**EXERCISE TASK:**
Please output every line of the material as it stands, without the pictures.
===== RECORDED INFORMATION
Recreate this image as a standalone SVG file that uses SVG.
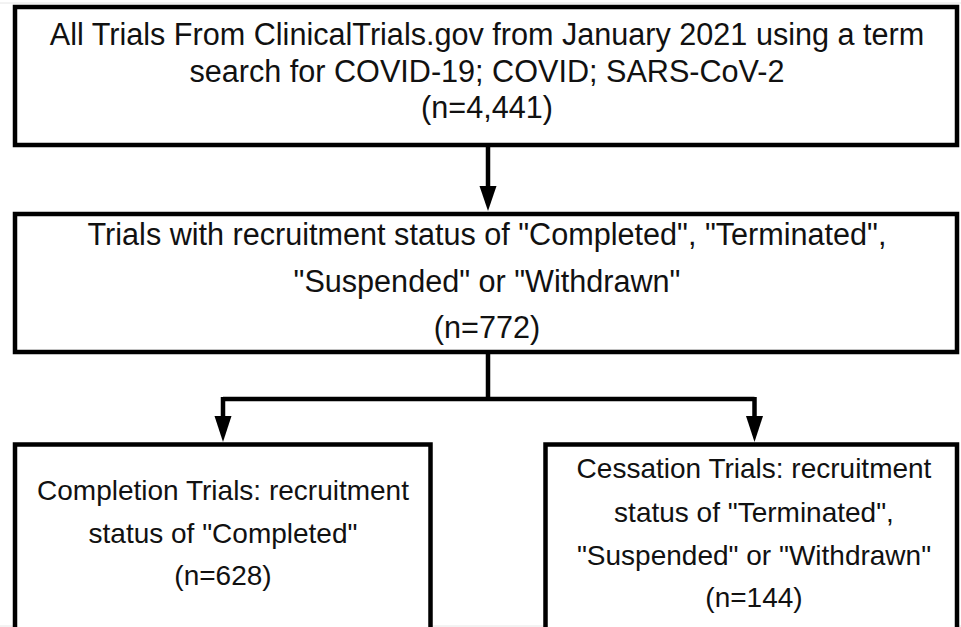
<svg xmlns="http://www.w3.org/2000/svg" width="961" height="627" viewBox="0 0 961 627">
<defs>
<style>
.box{fill:#fff;stroke:#000;stroke-width:4.5}
.t{font-family:"Liberation Sans",Arial,sans-serif;font-size:28px;fill:#111;text-anchor:middle}
.big{font-size:30.6px}
.c{fill:none;stroke:#000;stroke-width:4.5}
.ah{fill:#000}
</style>
</defs>
<rect width="961" height="627" fill="#fff"/>
<line x1="0" y1="3" x2="961" y2="3" stroke="#e6e6e6" stroke-width="1"/>
<line x1="0" y1="626" x2="961" y2="626" stroke="#e6e6e6" stroke-width="1"/>
<g id="connectors">
<path class="c" d="M488,147 V190" />
<path class="c" d="M488,354 V399 M223,399 H754.5" />
<path class="c" d="M223,397 V420" />
<path class="c" d="M754.5,397 V420" />
<path class="ah" d="M479.5,186 L496.5,186 L488,211 Z"/>
<path class="ah" d="M214.5,416 L231.5,416 L223,442 Z"/>
<path class="ah" d="M746,416 L763,416 L754.5,442 Z"/>
</g>
<g id="n1">
<rect class="box" x="15" y="7" width="942" height="138"/>
<text class="t big" x="487" y="45">All Trials From ClinicalTrials.gov from January 2021 using a term</text>
<text class="t big" x="487" y="82">search for COVID-19; COVID; SARS-CoV-2</text>
<text class="t big" x="487" y="118">(n=4,441)</text>
</g>
<g id="n2">
<rect class="box" x="15" y="214" width="942" height="138"/>
<text class="t big" x="487" y="245">Trials with recruitment status of "Completed", "Terminated",</text>
<text class="t big" x="487" y="292">"Suspended" or "Withdrawn"</text>
<text class="t big" x="487" y="338">(n=772)</text>
</g>
<g id="n3">
<rect class="box" x="15" y="444.5" width="415.5" height="200"/>
<text class="t" x="223" y="500">Completion Trials: recruitment</text>
<text class="t" x="223" y="543">status of "Completed"</text>
<text class="t" x="223" y="585">(n=628)</text>
</g>
<g id="n4">
<rect class="box" x="545.5" y="444.5" width="411.5" height="200"/>
<text class="t" x="754" y="478">Cessation Trials: recruitment</text>
<text class="t" x="754" y="522">status of "Terminated",</text>
<text class="t" x="754" y="565">"Suspended" or "Withdrawn"</text>
<text class="t" x="754" y="607">(n=144)</text>
</g>
</svg>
==========
**ANSWER TO THIS TASK:**
Recreate this image as a standalone SVG file that uses SVG.
<svg xmlns="http://www.w3.org/2000/svg" width="961" height="627" viewBox="0 0 961 627">
<defs>
<style>
.box{fill:#fff;stroke:#000;stroke-width:4.5}
.t{font-family:"Liberation Sans",Arial,sans-serif;font-size:28px;fill:#111;text-anchor:middle}
.big{font-size:30.6px}
.c{fill:none;stroke:#000;stroke-width:4.5}
.ah{fill:#000}
</style>
</defs>
<rect width="961" height="627" fill="#fff"/>
<line x1="0" y1="3" x2="961" y2="3" stroke="#e6e6e6" stroke-width="1"/>
<line x1="0" y1="626" x2="961" y2="626" stroke="#e6e6e6" stroke-width="1"/>
<g id="connectors">
<path class="c" d="M488,147 V190" />
<path class="c" d="M488,354 V399 M223,399 H754.5" />
<path class="c" d="M223,397 V420" />
<path class="c" d="M754.5,397 V420" />
<path class="ah" d="M479.5,186 L496.5,186 L488,211 Z"/>
<path class="ah" d="M214.5,416 L231.5,416 L223,442 Z"/>
<path class="ah" d="M746,416 L763,416 L754.5,442 Z"/>
</g>
<g id="n1">
<rect class="box" x="15" y="7" width="942" height="138"/>
<text class="t big" x="487" y="45">All Trials From ClinicalTrials.gov from January 2021 using a term</text>
<text class="t big" x="487" y="82">search for COVID-19; COVID; SARS-CoV-2</text>
<text class="t big" x="487" y="118">(n=4,441)</text>
</g>
<g id="n2">
<rect class="box" x="15" y="214" width="942" height="138"/>
<text class="t big" x="487" y="245">Trials with recruitment status of "Completed", "Terminated",</text>
<text class="t big" x="487" y="292">"Suspended" or "Withdrawn"</text>
<text class="t big" x="487" y="338">(n=772)</text>
</g>
<g id="n3">
<rect class="box" x="15" y="444.5" width="415.5" height="200"/>
<text class="t" x="223" y="500">Completion Trials: recruitment</text>
<text class="t" x="223" y="543">status of "Completed"</text>
<text class="t" x="223" y="585">(n=628)</text>
</g>
<g id="n4">
<rect class="box" x="545.5" y="444.5" width="411.5" height="200"/>
<text class="t" x="754" y="478">Cessation Trials: recruitment</text>
<text class="t" x="754" y="522">status of "Terminated",</text>
<text class="t" x="754" y="565">"Suspended" or "Withdrawn"</text>
<text class="t" x="754" y="607">(n=144)</text>
</g>
</svg>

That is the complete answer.